A pioneer in the sugar industry in Kenya, was hoping to build a network of sugar factories in Western Kenya and Nyanza.  At first, his Miwani empire comprised of 15,000 acres of cane and a workforce of 4,200. Each year, he sold 20,000 tons of sugar. Besides Miwani estate, he expanded into Chemelil, Kibigori built trolley lines, and cane was delivered using tram trains. This network no longer works.

The pioneer sugar farmers went for the best in the world. In 1913, they imported some cane varieties from South Africa and India’s Coimbatore Research Station in Tamil Nadu. For many years, Kenyan farmers have relied on the Coimbatore varieties, which is why the Kenyan cane varieties have the prefix CO. As Independence Day approached, the sugar plantations were seen as sites of oppression, and the best that the government did was to allow the smallholders to start growing sugarcane. However, the infighting between the Ministry of Agriculture and the Ministry of Cooperatives left the sugarcane growers with no cooperative society – an experiment that was working in the coffee sector.

Chemelil was the first experiment on smallholder sugar production in Kenya and sugar cooperatives. The cooperatives were used in production chains, supplies, credit, transport, marketing, and processing. But some government officials had other ideas. Rather than fight, Commissioner of Cooperatives Joshua Kimote Muthama threw in the towel. The Mumias investors, Bookers Agricultural Holding, foresaw trouble if the farmers were not organised. In a letter they sent to the Ministry of Agriculture, Bookers’ project manager M. N. Lucie-Smith suggested that the freehold land owners need “a great deal of indoctrination” to accept the cooperatives.

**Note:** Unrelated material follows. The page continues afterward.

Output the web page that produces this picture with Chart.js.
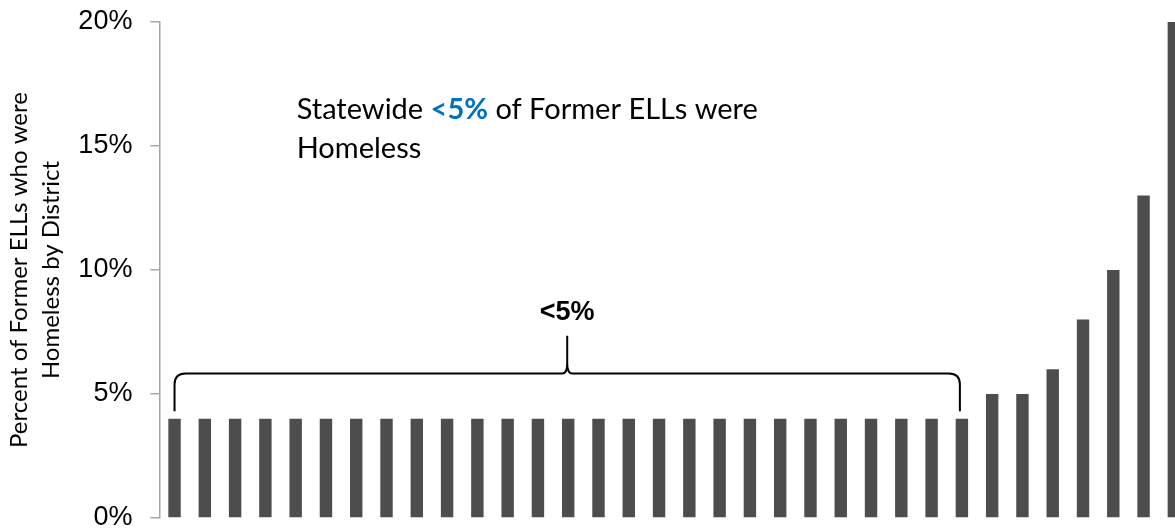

The Treasury, then under Mwai Kibaki, started pushing for an outgrowers’ organisation – rather than a cooperative. The problem was that they had no idea how to organise a plantation cash crop within smallholdings. Sixty years later, we continue failing the farmers and throwing taxpayers money to revive what could be considered to be white elephants. Should the solution be to get the farmers an alternative crop and let the white elephants die?